The June 17, 2026 statement dropped all forward guidance language on additional adjustments and altered the implementation note to condition Treasury bill purchases on maintaining ample reserves only when appropriate. This removed the automatic purchase commitment present in the April memo under Powell. Nine dots now cluster at one or more hikes for 2026, compared with zero in the prior distribution, while the median core PCE path was lifted from 2.7% to 3.3% for the current year.
Warsh’s arrival coincides with resilient labor data and rebounding growth readings that have already pushed market pricing away from cuts. The shortened statement and revised dots indicate the committee is prioritizing the inflation objective over employment risks, consistent with documented central-bank behavior when dual-mandate signals conflict. The balance-sheet language remains operational rather than expansionary.

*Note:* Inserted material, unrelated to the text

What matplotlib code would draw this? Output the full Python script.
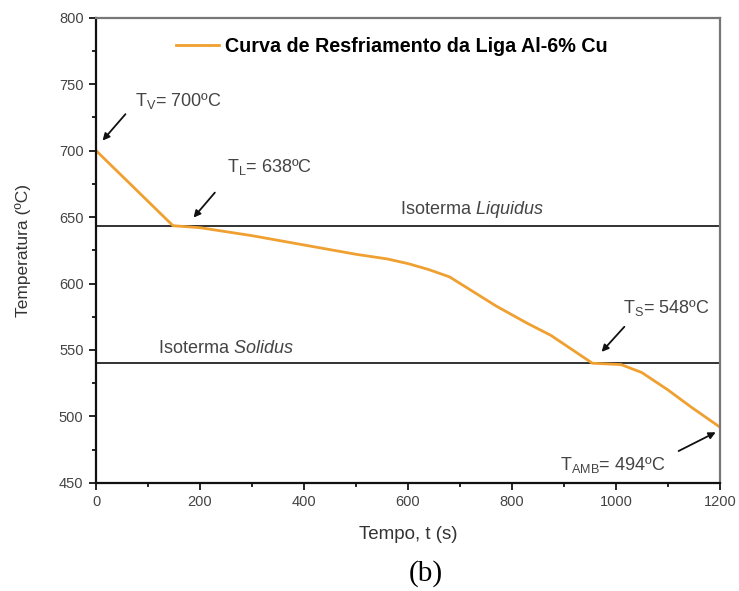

Primary records show unanimous adoption of the statement with no dissents recorded. Warsh did not submit a dot, leaving eighteen projections. Subsequent press-conference language will be required to confirm whether the dots represent a durable policy pivot or a one-meeting adjustment.
The next scheduled FOMC meeting in July will test whether incoming data sustain the higher inflation path or whether growth moderation reopens room for easing.
Warsh: Core PCE will remain above 3.0% through December 2026, triggering at least one 25bp hike by year-end if the July labor report shows unemployment below 4.2%.